Data excerpt:
++++++++++++++++++++
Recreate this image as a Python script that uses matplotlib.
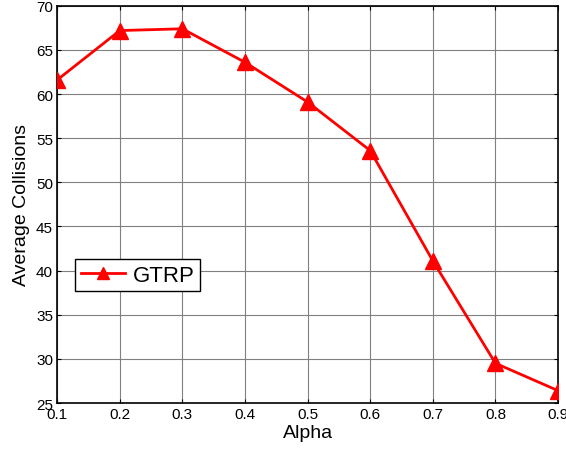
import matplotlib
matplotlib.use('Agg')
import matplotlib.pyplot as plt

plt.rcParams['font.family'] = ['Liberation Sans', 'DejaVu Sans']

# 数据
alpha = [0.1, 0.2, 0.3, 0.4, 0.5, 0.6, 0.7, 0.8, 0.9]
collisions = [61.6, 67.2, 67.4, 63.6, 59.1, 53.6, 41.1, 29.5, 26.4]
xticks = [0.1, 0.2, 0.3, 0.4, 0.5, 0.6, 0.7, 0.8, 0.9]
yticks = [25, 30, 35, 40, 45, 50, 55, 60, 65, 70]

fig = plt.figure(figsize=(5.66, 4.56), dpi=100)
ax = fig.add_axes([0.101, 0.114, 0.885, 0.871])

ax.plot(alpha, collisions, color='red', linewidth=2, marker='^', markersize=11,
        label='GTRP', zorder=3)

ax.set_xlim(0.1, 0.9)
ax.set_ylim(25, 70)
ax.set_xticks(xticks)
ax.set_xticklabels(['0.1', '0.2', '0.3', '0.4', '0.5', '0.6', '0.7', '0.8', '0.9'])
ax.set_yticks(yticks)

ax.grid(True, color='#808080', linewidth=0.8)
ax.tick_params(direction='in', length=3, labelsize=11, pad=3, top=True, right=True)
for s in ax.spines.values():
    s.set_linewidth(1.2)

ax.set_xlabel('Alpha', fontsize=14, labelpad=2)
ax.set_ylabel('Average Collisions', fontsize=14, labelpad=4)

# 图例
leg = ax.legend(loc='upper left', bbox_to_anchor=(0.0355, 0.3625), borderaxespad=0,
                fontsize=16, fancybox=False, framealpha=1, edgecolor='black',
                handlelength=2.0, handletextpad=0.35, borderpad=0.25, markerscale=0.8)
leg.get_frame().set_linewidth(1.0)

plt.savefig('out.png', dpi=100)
++++++++++++++++++++
Work instructions: Reproduce the material above exactly, first line through the line that contains "s.set_linewidth(1.2)", minus the pictures.

Solution to this exercise:
Recreate this image as a Python script that uses matplotlib.
import matplotlib
matplotlib.use('Agg')
import matplotlib.pyplot as plt

plt.rcParams['font.family'] = ['Liberation Sans', 'DejaVu Sans']

# 数据
alpha = [0.1, 0.2, 0.3, 0.4, 0.5, 0.6, 0.7, 0.8, 0.9]
collisions = [61.6, 67.2, 67.4, 63.6, 59.1, 53.6, 41.1, 29.5, 26.4]
xticks = [0.1, 0.2, 0.3, 0.4, 0.5, 0.6, 0.7, 0.8, 0.9]
yticks = [25, 30, 35, 40, 45, 50, 55, 60, 65, 70]

fig = plt.figure(figsize=(5.66, 4.56), dpi=100)
ax = fig.add_axes([0.101, 0.114, 0.885, 0.871])

ax.plot(alpha, collisions, color='red', linewidth=2, marker='^', markersize=11,
        label='GTRP', zorder=3)

ax.set_xlim(0.1, 0.9)
ax.set_ylim(25, 70)
ax.set_xticks(xticks)
ax.set_xticklabels(['0.1', '0.2', '0.3', '0.4', '0.5', '0.6', '0.7', '0.8', '0.9'])
ax.set_yticks(yticks)

ax.grid(True, color='#808080', linewidth=0.8)
ax.tick_params(direction='in', length=3, labelsize=11, pad=3, top=True, right=True)
for s in ax.spines.values():
    s.set_linewidth(1.2)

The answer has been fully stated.